** begin INFORMATION SUPPLIED **

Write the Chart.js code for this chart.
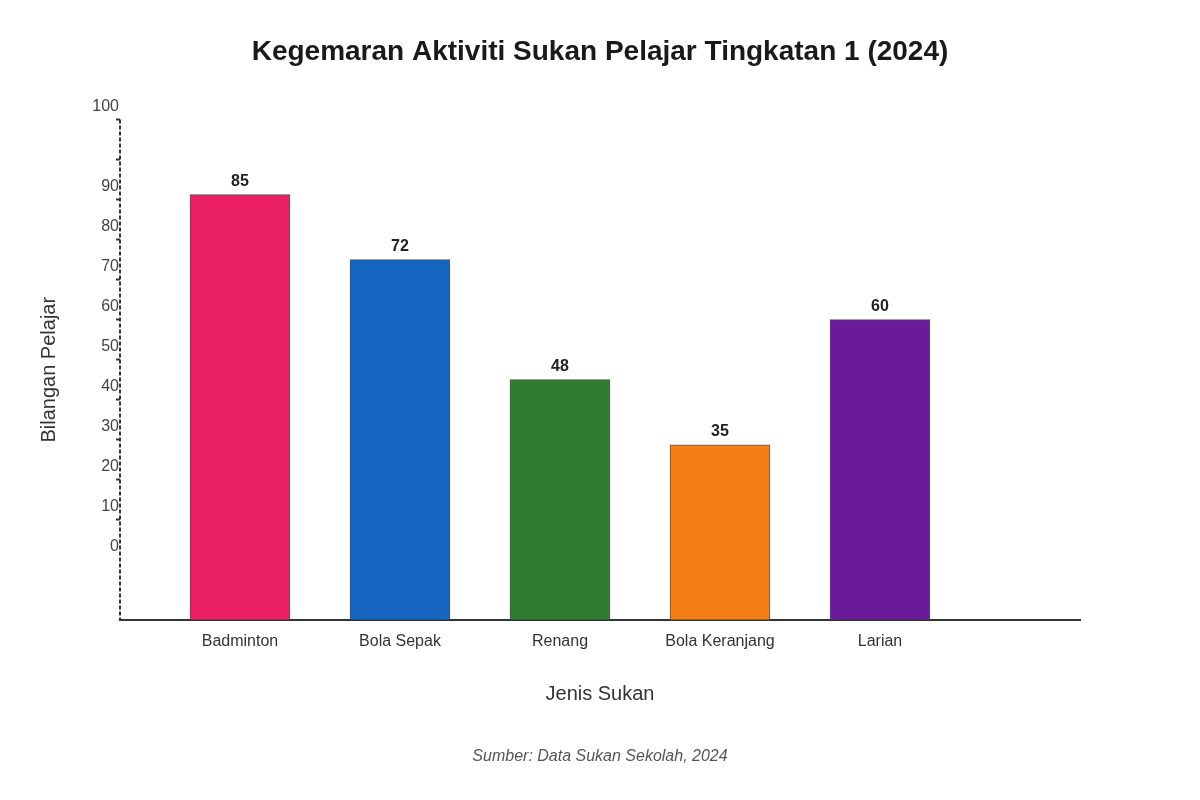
<!DOCTYPE html>
<html>
<head>
<meta charset="utf-8">
<title>Kegemaran Aktiviti Sukan</title>
<script src="https://cdn.jsdelivr.net/npm/chart.js@4"></script>
<style>
  body { margin: 0; background: #fff; }
</style>
</head>
<body>
<canvas id="sportChart" width="1200" height="800"></canvas>
<script>
// Data
var categories = ['Badminton', 'Bola Sepak', 'Renang', 'Bola Keranjang', 'Larian']
var students = [85, 72, 48, 35, 60]
var barColors = ['#E91E63', '#1565C0', '#2E7D32', '#F57F17', '#6A1B9A']

// y ticks as drawn on the left axis (marks every 8 units, labels shifted up)
var yTickValues = [100, 92, 84, 76, 68, 60, 52, 44, 36, 28, 20, 12]
var yTickLabels = ['100', '', '90', '80', '70', '60', '50', '40', '30', '20', '10', '0']

Chart.defaults.font.family = '"Liberation Sans", Arial, sans-serif'
Chart.defaults.color = '#333'

// Draw the numbers above each bar
var valueLabels = {
  id: 'valueLabels',
  afterDatasetsDraw: function (chart) {
    var ctx = chart.ctx
    var meta = chart.getDatasetMeta(0)
    ctx.save()
    ctx.font = 'bold 16px "Liberation Sans", Arial, sans-serif'
    ctx.fillStyle = '#222'
    ctx.textAlign = 'center'
    ctx.textBaseline = 'bottom'
    meta.data.forEach(function (bar, i) {
      ctx.fillText(String(students[i]), bar.x, bar.y - 5)
    })
    ctx.restore()
  }
}

// Dashed left axis line (border.dash only affects grid lines)
var dashedYAxis = {
  id: 'dashedYAxis',
  afterDraw: function (chart) {
    var ctx = chart.ctx
    var area = chart.chartArea
    ctx.save()
    ctx.strokeStyle = '#333'
    ctx.lineWidth = 2
    ctx.setLineDash([4, 2])
    ctx.beginPath()
    ctx.moveTo(area.left, area.top)
    ctx.lineTo(area.left, area.bottom)
    ctx.stroke()
    ctx.restore()
  }
}

var points = students.map(function (v, i) { return { x: i, y: v } })

var ctx = document.getElementById('sportChart').getContext('2d')
var chart = new Chart(ctx, {
  type: 'bar',
  data: {
    datasets: [{
      data: points,
      backgroundColor: barColors,
      borderColor: '#555',
      borderWidth: 1,
      barThickness: 100
    }]
  },
  options: {
    responsive: false,
    animation: false,
    layout: { padding: { left: 20, right: 20, top: 0, bottom: 0 } },
    plugins: {
      legend: { display: false },
      tooltip: { enabled: false },
      title: {
        display: true,
        text: 'Kegemaran Aktiviti Sukan Pelajar Tingkatan 1 (2024)',
        color: '#1a1a1a',
        font: { size: 28, weight: 'bold' },
        padding: { top: 35, bottom: 51 }
      },
      subtitle: {
        display: true,
        position: 'bottom',
        text: 'Sumber: Data Sukan Sekolah, 2024',
        color: '#555',
        font: { size: 16, style: 'italic' },
        padding: { top: 27, bottom: 34 }
      }
    },
    scales: {
      x: {
        type: 'linear',
        min: -0.75,
        max: 5.25,
        offset: false,
        grid: { display: false, drawTicks: false },
        border: { display: true, color: '#333', width: 2 },
        afterBuildTicks: function (scale) {
          scale.ticks = categories.map(function (c, i) { return { value: i } })
        },
        ticks: {
          padding: 12,
          color: '#333',
          font: { size: 16 },
          callback: function (value) { return categories[value] }
        },
        title: {
          display: true,
          text: 'Jenis Sukan',
          color: '#333',
          font: { size: 20 },
          padding: { top: 0, bottom: 13 }
        },
        afterFit: function (scale) { scale.height = 100 }
      },
      y: {
        min: 0,
        max: 100,
        grid: {
          drawOnChartArea: false,
          drawTicks: true,
          tickLength: 4,
          tickWidth: 2,
          tickColor: function (c) { return c.tick && c.tick.value === 12 ? 'rgba(0,0,0,0)' : '#333' }
        },
        border: { display: false },
        afterBuildTicks: function (scale) {
          scale.ticks = yTickValues.map(function (v) { return { value: v } })
        },
        ticks: {
          padding: -3,
          labelOffset: -13,
          color: '#444',
          font: { size: 16 },
          callback: function (value) {
            var idx = yTickValues.indexOf(value)
            return idx >= 0 ? yTickLabels[idx] : ''
          }
        },
        title: {
          display: true,
          text: 'Bilangan Pelajar',
          color: '#333',
          font: { size: 20 },
          padding: { top: 17, bottom: 0 }
        },
        afterFit: function (scale) { scale.width = 100 }
      },
      // empty right axis so the plot area ends at x=1080
      yRight: {
        position: 'right',
        display: true,
        grid: { display: false },
        border: { display: false },
        ticks: { display: false },
        afterFit: function (scale) { scale.width = 100 }
      }
    }
  },
  plugins: [valueLabels, dashedYAxis]
})
</script>
</body>
</html>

** end INFORMATION SUPPLIED **

_EXERCISE BRIEF_
Quote the material exactly. Pictures stay out.

_ANSWER TO THE EXERCISE_
Write the Chart.js code for this chart.
<!DOCTYPE html>
<html>
<head>
<meta charset="utf-8">
<title>Kegemaran Aktiviti Sukan</title>
<script src="https://cdn.jsdelivr.net/npm/chart.js@4"></script>
<style>
  body { margin: 0; background: #fff; }
</style>
</head>
<body>
<canvas id="sportChart" width="1200" height="800"></canvas>
<script>
// Data
var categories = ['Badminton', 'Bola Sepak', 'Renang', 'Bola Keranjang', 'Larian']
var students = [85, 72, 48, 35, 60]
var barColors = ['#E91E63', '#1565C0', '#2E7D32', '#F57F17', '#6A1B9A']

// y ticks as drawn on the left axis (marks every 8 units, labels shifted up)
var yTickValues = [100, 92, 84, 76, 68, 60, 52, 44, 36, 28, 20, 12]
var yTickLabels = ['100', '', '90', '80', '70', '60', '50', '40', '30', '20', '10', '0']

Chart.defaults.font.family = '"Liberation Sans", Arial, sans-serif'
Chart.defaults.color = '#333'

// Draw the numbers above each bar
var valueLabels = {
  id: 'valueLabels',
  afterDatasetsDraw: function (chart) {
    var ctx = chart.ctx
    var meta = chart.getDatasetMeta(0)
    ctx.save()
    ctx.font = 'bold 16px "Liberation Sans", Arial, sans-serif'
    ctx.fillStyle = '#222'
    ctx.textAlign = 'center'
    ctx.textBaseline = 'bottom'
    meta.data.forEach(function (bar, i) {
      ctx.fillText(String(students[i]), bar.x, bar.y - 5)
    })
    ctx.restore()
  }
}

// Dashed left axis line (border.dash only affects grid lines)
var dashedYAxis = {
  id: 'dashedYAxis',
  afterDraw: function (chart) {
    var ctx = chart.ctx
    var area = chart.chartArea
    ctx.save()
    ctx.strokeStyle = '#333'
    ctx.lineWidth = 2
    ctx.setLineDash([4, 2])
    ctx.beginPath()
    ctx.moveTo(area.left, area.top)
    ctx.lineTo(area.left, area.bottom)
    ctx.stroke()
    ctx.restore()
  }
}

var points = students.map(function (v, i) { return { x: i, y: v } })

var ctx = document.getElementById('sportChart').getContext('2d')
var chart = new Chart(ctx, {
  type: 'bar',
  data: {
    datasets: [{
      data: points,
      backgroundColor: barColors,
      borderColor: '#555',
      borderWidth: 1,
      barThickness: 100
    }]
  },
  options: {
    responsive: false,
    animation: false,
    layout: { padding: { left: 20, right: 20, top: 0, bottom: 0 } },
    plugins: {
      legend: { display: false },
      tooltip: { enabled: false },
      title: {
        display: true,
        text: 'Kegemaran Aktiviti Sukan Pelajar Tingkatan 1 (2024)',
        color: '#1a1a1a',
        font: { size: 28, weight: 'bold' },
        padding: { top: 35, bottom: 51 }
      },
      subtitle: {
        display: true,
        position: 'bottom',
        text: 'Sumber: Data Sukan Sekolah, 2024',
        color: '#555',
        font: { size: 16, style: 'italic' },
        padding: { top: 27, bottom: 34 }
      }
    },
    scales: {
      x: {
        type: 'linear',
        min: -0.75,
        max: 5.25,
        offset: false,
        grid: { display: false, drawTicks: false },
        border: { display: true, color: '#333', width: 2 },
        afterBuildTicks: function (scale) {
          scale.ticks = categories.map(function (c, i) { return { value: i } })
        },
        ticks: {
          padding: 12,
          color: '#333',
          font: { size: 16 },
          callback: function (value) { return categories[value] }
        },
        title: {
          display: true,
          text: 'Jenis Sukan',
          color: '#333',
          font: { size: 20 },
          padding: { top: 0, bottom: 13 }
        },
        afterFit: function (scale) { scale.height = 100 }
      },
      y: {
        min: 0,
        max: 100,
        grid: {
          drawOnChartArea: false,
          drawTicks: true,
          tickLength: 4,
          tickWidth: 2,
          tickColor: function (c) { return c.tick && c.tick.value === 12 ? 'rgba(0,0,0,0)' : '#333' }
        },
        border: { display: false },
        afterBuildTicks: function (scale) {
          scale.ticks = yTickValues.map(function (v) { return { value: v } })
        },
        ticks: {
          padding: -3,
          labelOffset: -13,
          color: '#444',
          font: { size: 16 },
          callback: function (value) {
            var idx = yTickValues.indexOf(value)
            return idx >= 0 ? yTickLabels[idx] : ''
          }
        },
        title: {
          display: true,
          text: 'Bilangan Pelajar',
          color: '#333',
          font: { size: 20 },
          padding: { top: 17, bottom: 0 }
        },
        afterFit: function (scale) { scale.width = 100 }
      },
      // empty right axis so the plot area ends at x=1080
      yRight: {
        position: 'right',
        display: true,
        grid: { display: false },
        border: { display: false },
        ticks: { display: false },
        afterFit: function (scale) { scale.width = 100 }
      }
    }
  },
  plugins: [valueLabels, dashedYAxis]
})
</script>
</body>
</html>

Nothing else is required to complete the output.